Refounding experience
Today’s readings: Acts 9, 26-31; 1 John 3, 18-24; John 15, 1-8. Very often today we speak of the need to go back to our roots. That is also what we as Christians are called to do in this day and age when memory at all levels of life seems to become...
Today’s readings: Acts 9, 26-31; 1 John 3, 18-24; John 15, 1-8.
Very often today we speak of the need to go back to our roots. That is also what we as Christians are called to do in this day and age when memory at all levels of life seems to become weaker and weaker.
The parable of the vine connects with the song about the vineyard we find in the prophet Isaiah. The song starts off on a good note but the mood suddenly changes because the vineyard, instead of choice fruit, produced sour grapes. The vineyard in Isaiah is Israel and the love song ends with the prospect of God abandoning his people.
Now Jesus presents himself as “the true vine”. As Pope Benedict XVI writes in his book Jesus of Nazareth, “The vine is no longer merely a creature that God looks upon with love, but that He can still uproot and reject. In the Son, He Himself has become the vine; He has forever identified Himself, His very being, with the vine”.
Hence the emphasis on the part of Jesus in today’s gospel on being ‘the true vine’ as if to indicate in himself the end of the road, the fulfillment, the ultimate meaning. This definitiveness, this completion is the resurrection and its ‘point of no return’ character is witnessed to in the experience of Saul become Paul as given in Acts.
Since Easter Sunday it was the risen Jesus who was not recognisable for those around him and who had known him for years. Today, as we read from Acts, the same thing happens with Saul “They could not believe he was really a disciple”.
Staunchly a Pharisee, his flag was the law. It was his strength and his weakness. His refounding in Christ, the true vine, converted him from being a disciple of the law to becoming a disciple of Jesus.
This is actually the transition much needed in our churches in this age of re-evangelisation. The challenge ahead is to know Jesus Christ who is above the law, to become his disciples, and to let go of the security our culture always provided.
The Church in its totality is called to pass from a Christian experience rooted in culture to an experience rooted in the person of Jesus Christ.
It is true and we believe it that Jesus founded the Church. But the deeper truth would be that our Christian experience needs to be refounded not simply in Jesus the founder but in Jesus risen.
That was the originating experience of Christianity itself. Those are our roots to which we are called to go back in order to regenerate new life in our churches and hearts.
The imagery of the tree, like that of the body, speaks of a belonging that goes beyond mere membership. It is more a connecting with the source from where we receive life. It is a re-sourcing that surpasses the individual conditionings we very often feel bound to.

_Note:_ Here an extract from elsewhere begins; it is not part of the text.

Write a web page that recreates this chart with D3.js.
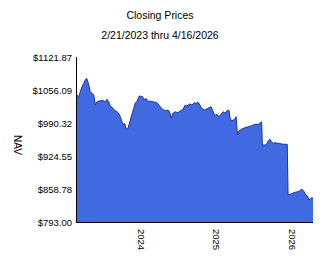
<!DOCTYPE html>
<html>
<head>
<meta charset="utf-8">
<script src="https://cdn.jsdelivr.net/npm/d3@7"></script>
<style>
  body { margin: 0; background: #fff; }
  svg text { font-family: Arial, "Liberation Sans", sans-serif; fill: #000; }
</style>
</head>
<body>
<svg id="chart" width="324" height="267"></svg>
<script>
// fechas y cierres
const dates = [
  '2023-02-21','2023-03-06','2023-03-14','2023-03-22','2023-03-30','2023-04-07','2023-04-14','2023-04-24',
  '2023-05-01','2023-05-10','2023-05-18','2023-05-26','2023-06-03','2023-06-19','2023-07-05','2023-07-13',
  '2023-07-21','2023-07-30','2023-08-06','2023-08-15','2023-08-23','2023-08-31','2023-09-08','2023-09-16',
  '2023-09-24','2023-10-02','2023-10-10','2023-10-15','2023-10-22','2023-10-30','2023-11-07','2023-11-16',
  '2023-11-28','2023-12-06','2023-12-14','2023-12-22','2023-12-30','2024-01-10','2024-01-20','2024-01-27',
  '2024-02-05','2024-02-16','2024-03-04','2024-03-15','2024-03-25','2024-04-05','2024-04-16','2024-04-29',
  '2024-05-12','2024-05-20','2024-05-28','2024-06-05','2024-06-17','2024-06-30','2024-07-11','2024-07-22',
  '2024-08-04','2024-08-12','2024-08-24','2024-09-06','2024-09-17','2024-09-25','2024-10-06','2024-10-14',
  '2024-10-23','2024-11-04','2024-11-16','2024-11-27','2024-12-07','2024-12-18','2024-12-26','2025-01-05',
  '2025-01-15','2025-01-28','2025-02-06','2025-02-13','2025-02-22','2025-03-04','2025-03-10','2025-03-17',
  '2025-03-25','2025-04-02','2025-04-08','2025-04-12','2025-04-15','2025-04-22','2025-05-05','2025-05-21',
  '2025-06-06','2025-06-22','2025-07-08','2025-07-24','2025-08-01','2025-08-10','2025-08-13','2025-08-26',
  '2025-09-03','2025-09-11','2025-09-19','2025-09-27','2025-10-05','2025-10-13','2025-10-29','2025-11-15',
  '2025-12-01','2025-12-12','2025-12-16','2025-12-25','2026-01-02','2026-01-18','2026-02-03','2026-02-16',
  '2026-02-22','2026-03-04','2026-03-12','2026-03-21','2026-03-27','2026-04-02','2026-04-09','2026-04-16'
];
const nav = [
  1048.1,1042.7,1052.7,1062.7,1069.4,1076.0,1079.4,1066.0,
  1052.7,1049.5,1046.1,1026.2,1032.8,1034.8,1034.8,1032.2,
  1037.6,1032.8,1024.2,1021.6,1017.6,1014.8,1012.8,1009.6,
  1002.9,992.9,986.3,989.7,979.7,977.8,989.7,1002.9,
  1019.6,1030.8,1032.8,1042.7,1044.1,1042.7,1036.2,1039.5,
  1032.8,1034.2,1032.2,1031.6,1028.2,1022.8,1017.6,1014.8,
  1016.2,1012.8,999.7,1009.6,1012.8,1010.8,1014.8,1016.2,
  1026.2,1024.2,1028.2,1026.2,1030.8,1029.6,1031.6,1026.2,
  1019.6,1016.2,1018.2,1020.8,1022.8,1012.8,1004.9,1007.7,
  1002.9,1009.6,1012.8,1009.6,1014.2,1016.2,999.7,994.3,
  996.3,998.3,1002.9,979.7,966.4,974.4,978.3,980.9,
  982.9,984.9,987.7,987.7,989.7,992.9,946.5,946.5,
  947.9,954.4,957.8,953.0,949.9,951.0,949.9,948.5,
  947.9,947.9,846.8,848.2,849.4,852.2,853.4,856.8,
  858.2,853.4,846.8,844.8,836.8,838.8,841.4,840.2
];
const yTicks = [793.00, 858.78, 924.55, 990.32, 1056.09, 1121.87];
const xTicks = ['2024-01-01', '2025-01-01', '2026-01-01'];
const title = 'Closing Prices';
const subtitle = '2/21/2023 thru 4/16/2026';
const yLabel = 'NAV';

const parse = d3.timeParse('%Y-%m-%d');
const data = dates.map((d, i) => ({ date: parse(d), value: nav[i] }));

const svg = d3.select('#chart');
const plotL = 76, plotR = 313, plotT = 57, plotB = 222;

const x = d3.scaleTime()
  .domain([parse('2023-02-21'), parse('2026-04-16')])
  .range([plotL, plotR]);
const y = d3.scaleLinear()
  .domain([yTicks[0], yTicks[yTicks.length - 1]])
  .range([plotB, plotT]);

// --- Area ---
const area = d3.area()
  .x(d => x(d.date))
  .y0(plotB)
  .y1(d => y(d.value));
const line = d3.line()
  .x(d => x(d.date))
  .y(d => y(d.value));

svg.append('path')
  .datum(data)
  .attr('d', area)
  .attr('fill', '#4169e1');
svg.append('path')
  .datum(data)
  .attr('d', line)
  .attr('fill', 'none')
  .attr('stroke', '#16379c')
  .attr('stroke-width', 1);

// --- Ejes ---
const yAxis = svg.append('g')
  .attr('transform', `translate(${plotL},0)`)
  .call(d3.axisLeft(y).tickValues(yTicks).tickSize(0).tickPadding(4)
    .tickFormat(d => '$' + d.toFixed(2)));
yAxis.select('.domain').attr('stroke', '#000').attr('d', `M0.5,${plotT}V${plotB}`);
yAxis.selectAll('text').attr('font-size', 9.5).attr('font-family', 'Arial, "Liberation Sans", sans-serif');

const xAxis = svg.append('g')
  .attr('transform', `translate(0,${plotB})`)
  .call(d3.axisBottom(x).tickValues(xTicks.map(parse)).tickSize(0)
    .tickFormat(d3.timeFormat('%Y')));
xAxis.select('.domain').attr('stroke', '#000').attr('d', `M${plotL},0.5H${plotR}`);
xAxis.selectAll('text')
  .attr('font-size', 9.5)
  .attr('font-family', 'Arial, "Liberation Sans", sans-serif')
  .attr('text-anchor', 'start')
  .attr('dy', '0.35em')
  .attr('transform', 'translate(0,7) rotate(90)')
  .attr('x', 0).attr('y', 0);

// --- Titulos ---
svg.append('text')
  .attr('x', 160).attr('y', 19)
  .attr('text-anchor', 'middle')
  .attr('font-size', 10.5)
  .text(title);
svg.append('text')
  .attr('x', 160).attr('y', 39)
  .attr('text-anchor', 'middle')
  .attr('font-size', 10.5)
  .text(subtitle);
svg.append('text')
  .attr('transform', 'translate(14,145) rotate(90)')
  .attr('text-anchor', 'middle')
  .attr('font-size', 10)
  .text(yLabel);
</script>
</body>
</html>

We all some time or other aspire to find a way out of our anxieties, out of the prisons we create for ourselves. We cannot grow up depending on our own selves. There is a source outside that provides us with sure points of reference that give shape to our personal growth.
Autonomy is a good to be desired and achieved. But experience shows that autonomy turned into individualism or self-sufficiency is dangerous because it distorts who we really are and are called to be.
There is a big truth in the words of Jesus “Cut off from me you can do nothing”. They are words that sound too offensive in an age of autonomy and self-reliance.
But that remains the major truth that Jesus communicates with his imagery of the vine. The alternative is what very often we are experiencing today in society’s disintegration and in our inner fragmentation.
Our dependence on Jesus as the true vine is in no way a dependence that is subjecting or even enslaving. It is a dependence that creates harmony between us and inside us.